-- Prompt --
Write out, word for word, every line from the first one through the line that holds "import plotly.graph_objects as go", and nothing else; skip the pictures.

◇ ◇ ◇

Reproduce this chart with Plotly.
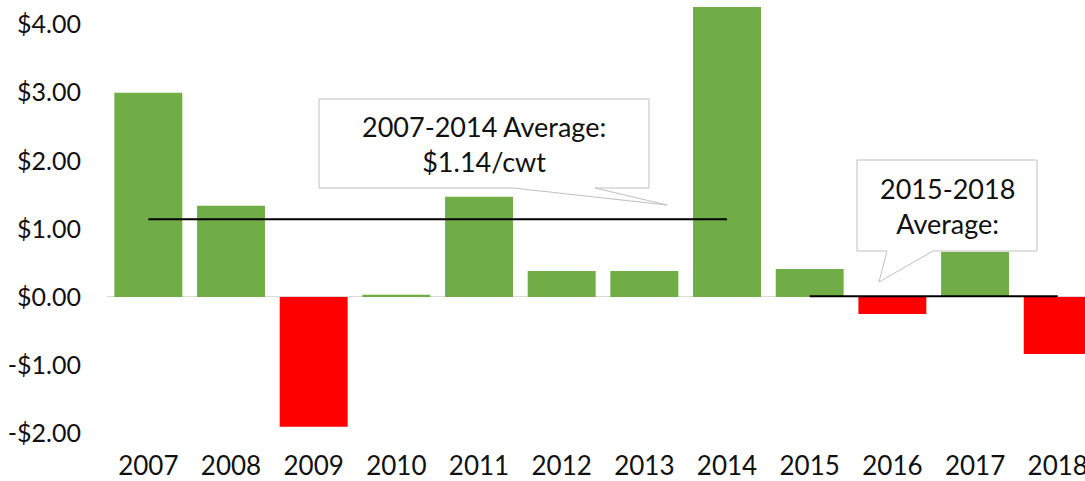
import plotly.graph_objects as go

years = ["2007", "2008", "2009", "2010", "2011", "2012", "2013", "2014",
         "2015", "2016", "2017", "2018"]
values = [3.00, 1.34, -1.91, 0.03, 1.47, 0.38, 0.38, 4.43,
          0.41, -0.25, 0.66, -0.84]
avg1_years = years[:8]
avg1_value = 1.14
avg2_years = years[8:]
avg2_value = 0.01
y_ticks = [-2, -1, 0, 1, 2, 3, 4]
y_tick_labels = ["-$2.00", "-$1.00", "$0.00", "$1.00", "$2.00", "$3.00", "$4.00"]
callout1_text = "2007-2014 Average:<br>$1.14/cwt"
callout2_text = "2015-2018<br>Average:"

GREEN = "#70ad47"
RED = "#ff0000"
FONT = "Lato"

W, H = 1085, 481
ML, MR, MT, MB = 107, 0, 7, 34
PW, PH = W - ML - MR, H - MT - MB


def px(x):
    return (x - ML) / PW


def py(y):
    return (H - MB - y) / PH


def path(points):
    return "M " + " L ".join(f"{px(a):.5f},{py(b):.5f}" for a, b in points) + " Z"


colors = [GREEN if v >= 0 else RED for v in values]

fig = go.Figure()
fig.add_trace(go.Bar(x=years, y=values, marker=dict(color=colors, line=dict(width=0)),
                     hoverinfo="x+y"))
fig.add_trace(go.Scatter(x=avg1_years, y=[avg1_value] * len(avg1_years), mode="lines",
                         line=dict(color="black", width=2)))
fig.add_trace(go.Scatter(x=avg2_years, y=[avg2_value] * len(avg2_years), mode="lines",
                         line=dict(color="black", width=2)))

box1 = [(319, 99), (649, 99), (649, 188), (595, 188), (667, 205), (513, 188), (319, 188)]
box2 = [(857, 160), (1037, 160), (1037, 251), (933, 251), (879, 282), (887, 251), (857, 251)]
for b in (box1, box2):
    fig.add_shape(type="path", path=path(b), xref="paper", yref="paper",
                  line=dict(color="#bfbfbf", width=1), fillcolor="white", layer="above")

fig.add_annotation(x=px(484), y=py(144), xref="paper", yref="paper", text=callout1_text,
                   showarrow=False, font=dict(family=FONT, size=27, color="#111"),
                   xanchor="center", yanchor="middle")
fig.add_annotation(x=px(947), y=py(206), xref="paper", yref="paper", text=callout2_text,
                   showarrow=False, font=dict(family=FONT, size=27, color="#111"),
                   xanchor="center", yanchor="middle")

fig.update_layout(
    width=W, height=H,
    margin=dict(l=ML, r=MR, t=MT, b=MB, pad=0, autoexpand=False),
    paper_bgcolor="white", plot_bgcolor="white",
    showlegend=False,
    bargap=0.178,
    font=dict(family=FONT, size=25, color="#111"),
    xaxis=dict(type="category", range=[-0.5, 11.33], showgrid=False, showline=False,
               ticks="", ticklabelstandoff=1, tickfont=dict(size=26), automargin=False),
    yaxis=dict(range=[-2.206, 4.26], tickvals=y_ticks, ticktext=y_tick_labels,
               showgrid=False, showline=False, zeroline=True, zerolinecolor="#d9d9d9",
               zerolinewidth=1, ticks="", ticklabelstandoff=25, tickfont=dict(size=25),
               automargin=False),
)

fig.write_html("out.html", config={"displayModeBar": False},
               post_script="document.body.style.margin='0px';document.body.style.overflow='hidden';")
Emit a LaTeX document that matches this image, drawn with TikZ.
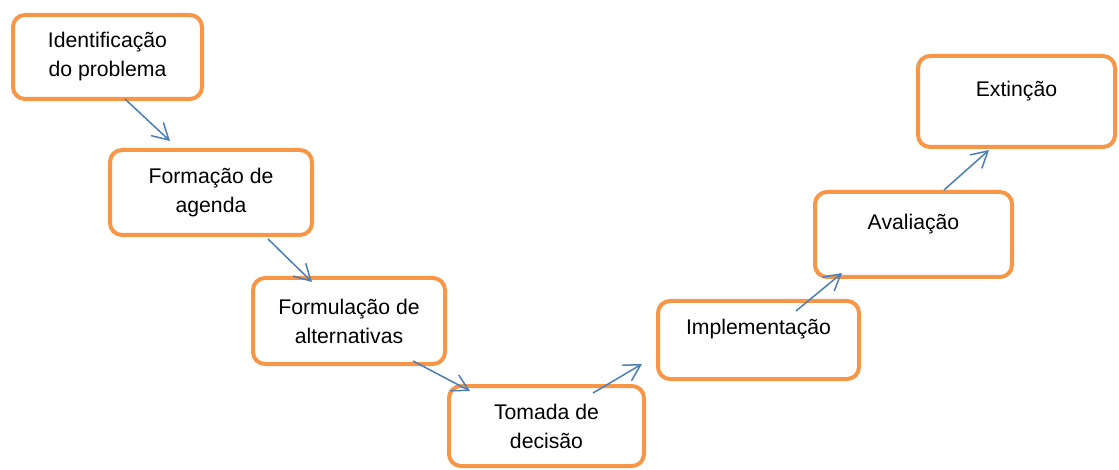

◇ ◇ ◇

-- Response --
Reproduce this chart with Plotly.
import plotly.graph_objects as go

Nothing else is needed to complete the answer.